Created attachment 36529 [details] Simple file that exhibits the absurd slowdown. The loop processing code in gcov takes an absurdly long time to compile relatively small files. This comes most obviously into play if you have macro-heavy unrolled code (<https://dxr.mozilla.org/comm-central/source/mozilla/media/libjpeg/jchuff.c#562> is the case in mind here--it's so slow my scripts delete the file rather than wait to process that file). How slow is it? With the attached file: jcranmer@huitzilopochtli /tmp/gcov-bug $ gcc --coverage min.c jcranmer@huitzilopochtli /tmp/gcov-bug $ ./a.out jcranmer@huitzilopochtli /tmp/gcov-bug $ time gcov -a -b -p min.c.gcda File 'min.c' Lines executed:25.00% of 8 Branches executed:0.00% of 168 Taken at least once:0.00% of 168 No calls Creating 'min.c.gcov' real 11m20.474s user 11m21.476s sys 0m0.000s Some of the literature I've seen claims that the algorithm in use's runtime isn't O(N^3) (as gcov's comment claims) but actually O(k^N). By comparison, using Hawick's algorithm (see <http://complexity.massey.ac.nz/cstn/013/cstn-013.pdf>), it took just: jcranmer@huitzilopochtli /tmp/gcov-bug $ time ~/source/mozilla-tools/newcov/newcov min.c.gcda real 0m0.113s user 0m0.112s sys 0m0.000s
Created attachment 36531 [details] Implementation of Hawick's algorithm in C++ This is test code I wrote to figure out why I couldn't reproduce the output of gcov correctly (which eventually led me to discovering bug 67937). It's an ersatz variant of gcov (whose code is not included), except the latter half of processing was replaced with my own code. So there's a mixture of use of both gcov's arc_t, block_t, etc. structures with my own C++ classes Arc/Block/etc. I also ripped out the code that supported options I didn't need to use (I effectively only do gcov -a -b -p). The main code in question is getCycleCounts (on line 494) and the cycle detection code that comprises the prior 100 lines of code. The has_negate/rerunning findCycles trick is needed because of bug 67937. This roughly replaces the main Tiernan's algorithm loop of accumulate_line_counts (about line 2200 of gcov.c) (the rest of the function is more fully captured by LineInfo::computeCounts/CoverageMap::computeLineCounts). I'd do a patch myself, but, honestly, the C code of gcov is painful for me to follow, and I've never set myself up to do gcc development.

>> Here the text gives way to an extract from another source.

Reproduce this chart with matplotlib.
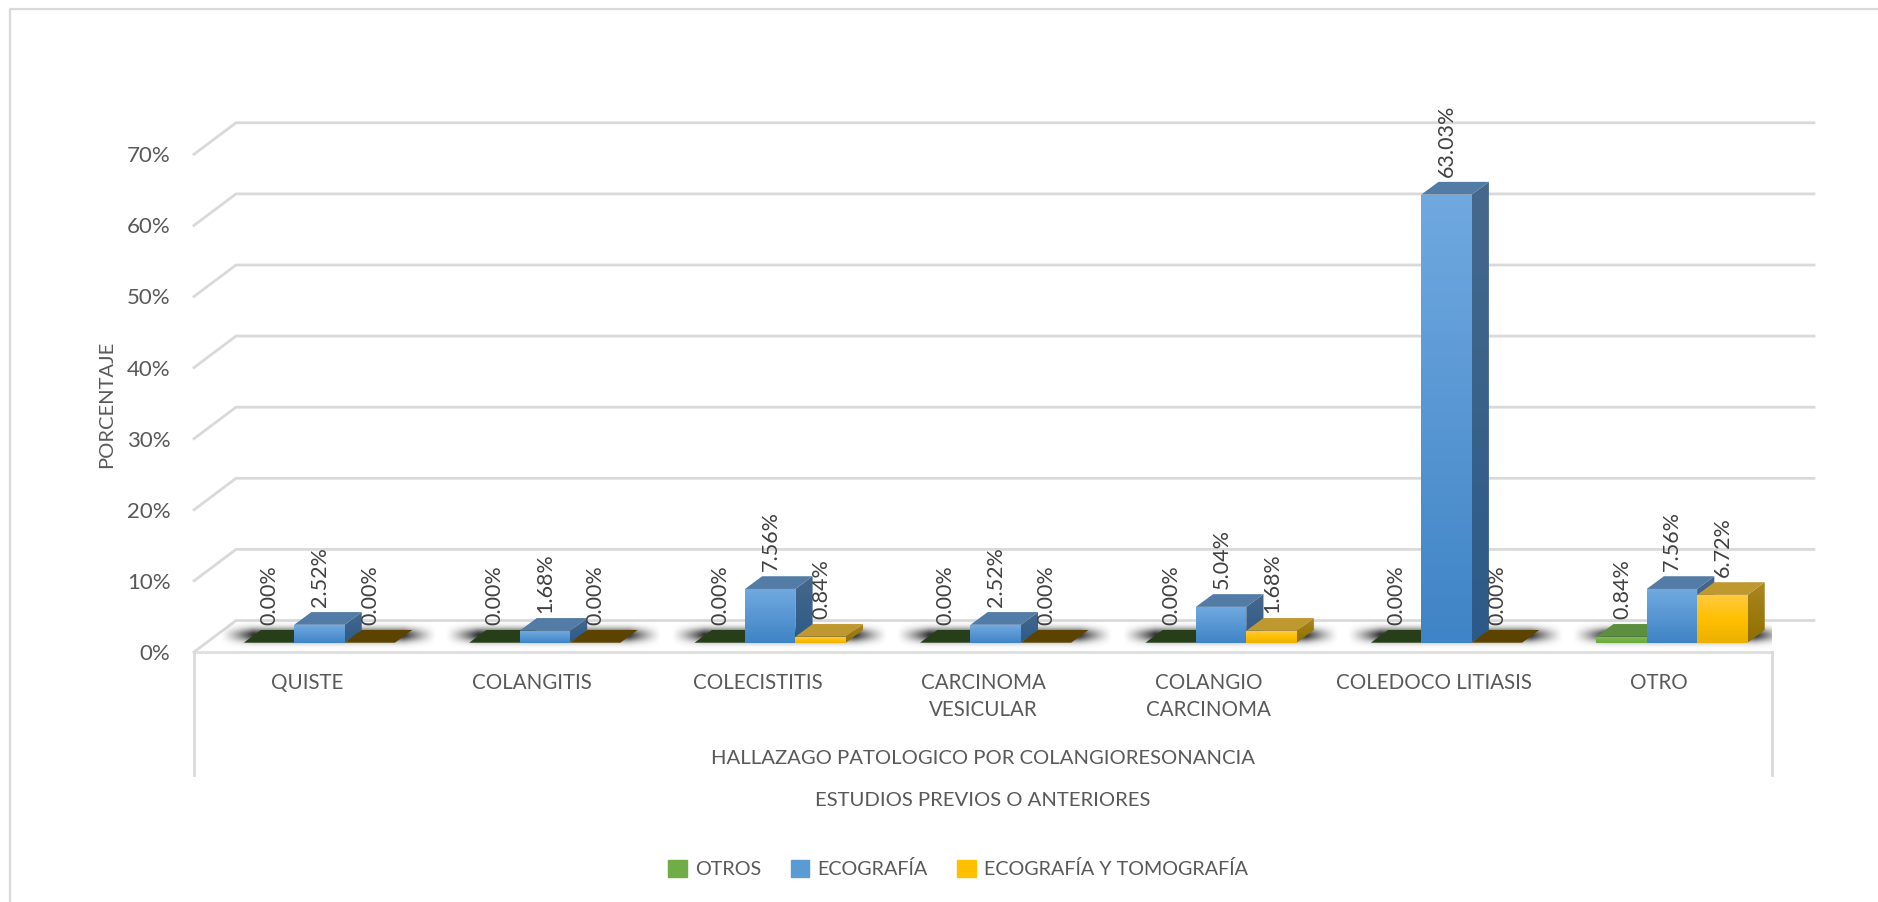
import matplotlib
matplotlib.use('Agg')
from matplotlib import pyplot as plt
from matplotlib.patches import Polygon, Patch
import numpy as np

categorias = ['QUISTE', 'COLANGITIS', 'COLECISTITIS', 'CARCINOMA\nVESICULAR',
              'COLANGIO\nCARCINOMA', 'COLEDOCO LITIASIS', 'OTRO']
otros = [0.00, 0.00, 0.00, 0.00, 0.00, 0.00, 0.84]
ecografia = [2.52, 1.68, 7.56, 2.52, 5.04, 63.03, 7.56]
eco_tomo = [0.00, 0.00, 0.84, 0.00, 1.68, 0.00, 6.72]
series_nombres = ['OTROS', 'ECOGRAFÍA', 'ECOGRAFÍA Y TOMOGRAFÍA']
y_ticks = [0, 10, 20, 30, 40, 50, 60, 70]

W, H = 1878, 902
GRIS = '#595959'
plt.rcParams['font.family'] = ['Lato', 'DejaVu Sans']

fig = plt.figure(figsize=(W / 100, H / 100), dpi=100)
# el plano frontal va de x=194 a 1772 px, y de 652 (0%) a 154 (70%)
ax = fig.add_axes([194 / W, (H - 652) / H, (1772 - 194) / W, (652 - 154.3) / H])
px_x = 7 / (1772 - 194)
px_y = 70 / (652 - 154.3)

# desplazamientos del falso 3D
pared_dx, pared_dy = 42 * px_x, 31.5 * px_y
base = 9.3 * px_y
ancho = 50.4 * px_x
prof_dx, prof_dy = 17.2 * px_x, 12.7 * px_y
inicio = 0.2207

# marco exterior, solo arriba y a la izquierda
fig.add_artist(plt.Line2D([10 / W, 10 / W, 1878 / W], [0, 1 - 9 / H, 1 - 9 / H], color='#d9d9d9', lw=1.6))

# paredes y piso
for v in y_ticks:
    ax.plot([0, pared_dx, 7 + pared_dx], [v, v + pared_dy, v + pared_dy], color='#d9d9d9', lw=2,
            clip_on=False, zorder=1, solid_joinstyle='miter')
ax.plot([0, 7], [0, 0], color='#e0e0e0', lw=2.2, clip_on=False, zorder=1)
piso = Polygon([(0, 0), (7, 0), (7 + pared_dx, pared_dy), (pared_dx, pared_dy)], closed=True, fc='none', ec='none',
               transform=ax.transData)
ax.add_patch(piso)

# sombra sobre el piso
for i in range(7):
    xs = np.linspace(0, 1, 200)
    ys = np.linspace(-1, 1, 40)
    a_x = np.clip(np.minimum(xs, 1 - xs) / 0.15, 0, 1) ** 1.3
    a_y = np.exp(-(ys / 0.45) ** 2)
    rgba = np.zeros((40, 200, 4))
    rgba[..., 3] = np.outer(a_y, a_x) * 0.8
    im = ax.imshow(rgba, extent=[i + 0.115, i + 1.075, 0.3, 4.5], aspect='auto', zorder=2, interpolation='bilinear')
    im.set_clip_path(piso)


def cara(puntos, colores, z):
    # cara lateral o frontal con degradado vertical
    tramo = np.array([matplotlib.colors.to_rgb(c) for c in colores])
    pos = np.linspace(0, 1, 64)
    grad = np.stack([np.interp(pos, np.linspace(0, 1, len(colores)), tramo[:, k]) for k in range(3)], axis=1)[:, None, :]
    xs = [p[0] for p in puntos]
    ys = [p[1] for p in puntos]
    im = ax.imshow(grad, extent=[min(xs), max(xs), min(ys), max(ys)], aspect='auto', zorder=z)
    pol = Polygon(puntos, closed=True, transform=ax.transData, fc='none', ec='none')
    ax.add_patch(pol)
    im.set_clip_path(pol)


estilos = [
    {'frente': ('#7cbb52', '#68a83f'), 'tope': '#5e8f3f', 'lado': ('#4d7a30', '#456d2b'), 'cero': '#263f18'},
    {'frente': ('#70a9e0', '#3f84c6'), 'tope': '#527ca6', 'lado': ('#46688c', '#2c5a88'), 'cero': '#263f18'},
    {'frente': ('#ffc93f', '#ffc000', '#ecb000'), 'tope': '#c09830', 'lado': ('#aa8720', '#8f6f00'), 'cero': '#5c4400'},
]
series = [otros, ecografia, eco_tomo]
z = 3
for i in range(7):
    for s, valores in enumerate(series):
        v = valores[i]
        est = estilos[s]
        x0 = i + inicio + s * ancho
        x1 = x0 + ancho
        if v == 0:
            ax.add_patch(Polygon([(x0, base), (x1, base), (x1 + prof_dx, base + prof_dy), (x0 + prof_dx, base + prof_dy)],
                                 closed=True, fc=est['cero'], ec='none', zorder=z))
        else:
            top = base + v
            barra = ax.bar(x0, v, width=ancho, bottom=base, align='edge', color=est['frente'][-1], zorder=z)[0]
            cara(barra.get_corners().tolist(), est['frente'], z + 0.1)
            cara([(x1, base), (x1 + prof_dx, base + prof_dy), (x1 + prof_dx, top + prof_dy), (x1, top)],
                 est['lado'], z + 0.1)
            ax.add_patch(Polygon([(x0, top), (x1, top), (x1 + prof_dx, top + prof_dy), (x0 + prof_dx, top + prof_dy)],
                                 closed=True, fc=est['tope'], ec='none', zorder=z + 0.1))
        ax.text(x0 + ancho / 2 + 0.002, base + v + prof_dy + 0.7, '%.2f%%' % v, rotation=90, ha='center', va='bottom',
                fontsize=15.5, color='#404040', zorder=200, clip_on=False)
        z += 1

ax.set_xlim(0, 7)
ax.set_ylim(0, 70)
ax.set_xticks([])
ax.set_yticks(y_ticks)
ax.set_yticklabels(['%d%%' % v for v in y_ticks], fontsize=16, color=GRIS)
ax.tick_params(axis='y', length=0, pad=17)
ax.patch.set_alpha(0)
for sp in ax.spines.values():
    sp.set_visible(False)
ax.set_ylabel('PORCENTAJE', fontsize=14.5, color=GRIS, va='center')
ax.yaxis.set_label_coords((107 - 194) / (1772 - 194), (652 - 404.5) / (652 - 154.3))

# eje de categorias en varios niveles
for x in [0, 7]:
    ax.plot([x, x], [0, -123 * px_y], color='#d9d9d9', lw=2, clip_on=False)
for i, c in enumerate(categorias):
    ax.text(i + 0.5, -21 * px_y, c, ha='center', va='top', fontsize=14.8, color=GRIS, linespacing=1.45, clip_on=False)
ax.text(3.5, -107 * px_y, 'HALLAZAGO PATOLOGICO POR COLANGIORESONANCIA', ha='center', va='center',
        fontsize=14.6, color=GRIS, clip_on=False)
ax.text(3.5, -148 * px_y, 'ESTUDIOS PREVIOS O ANTERIORES', ha='center', va='center',
        fontsize=14.6, color=GRIS, clip_on=False)

colores = ['#70ad47', '#5b9bd5', '#ffc000']
fig.legend(handles=[Patch(color=c, label=n) for c, n in zip(colores, series_nombres)], ncols=3,
           loc='center', bbox_to_anchor=(958 / W, 1 - 869 / H), frameon=False, fontsize=14.2, labelcolor=GRIS,
           handlelength=0.95, handleheight=0.95, handletextpad=0.4, columnspacing=1.5)

fig.savefig('out.png', dpi=100)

I think there is a duplicate about gcov slowness for some sort of CFGs.
Created attachment 36992 [details] reproducer based off linux kernel fs/xfs/libxfs/xfs_sb.c I came across this problem while running lcov on gcov enabled kernel. gcov is really struggling with xfs_sb.c - it takes up to _36 hours_ to complete on Intel Xeon CPUs. I narrowed it down to following condition: https://git.kernel.org/cgit/linux/kernel/git/torvalds/linux.git/tree/fs/xfs/libxfs/xfs_sb.c?h=v4.4-rc4#n229 And based on that I made the attached reproducer. To reproduce run: gcc -O2 -fprofile-arcs -ftest-coverage test1.c ./a.out gcov -b -c -d -a test1.gcda
*** Bug 71046 has been marked as a duplicate of this bug. ***
Shorter testcase: struct A { char a1, a2, a3, a4, a5, a6, a7, a8, a9; char b1, b2, b3, b4, b5, b6, b7, b8, b9; char c1, c2, c3, c4, c5; }; struct A s; int main () { if (__builtin_expect (s.a1 < 0 || s.a1 > 200 || s.a2 < 0 || s.a2 > 200 || s.a3 < 0 || s.a3 > 200 || s.a4 < 0 || s.a4 > 200 || s.a5 < 0 || s.a5 > 200 || s.a6 < 0 || s.a6 > 200 || s.a7 < 0 || s.a7 > 200 || s.a8 < 0 || s.a8 > 200 || s.a9 < 0 || s.a9 > 200 || s.b1 < 0 || s.b1 > 200 || s.b2 < 0 || s.b2 > 200 || s.b3 < 0 || s.b3 > 200 || s.b4 < 0 || s.b4 > 200 || s.b5 < 0 || s.b5 > 200 || s.b6 < 0 || s.b6 > 200 || s.b7 < 0 || s.b7 > 200 || s.b8 < 0 || s.b8 > 200 || s.b9 < 0 || s.b9 > 200 || s.c1 < 0 || s.c1 > 200 || s.c2 < 0 || s.c2 > 200 || s.c3 < 0 || s.c3 > 200 || s.c4 < 0 || s.c4 > 200 || s.c5 < 0 || s.c5 > 200, 0)) __builtin_printf ("hello\n"); return 0; }
I will take a look. The algorithm choosing minimal spanning tree can be adjusted to make the solving algorithm converge faster. I will need to re-think the details. It is well over a decade.
Joshua: gcov is seriously old tool. There is quite some need to handle profile in more generic matter (for autoFDO/LTO and other cases). So if you have more flexible implementation, it would make sense to replace it ;))
Fixed on trunk in r239169.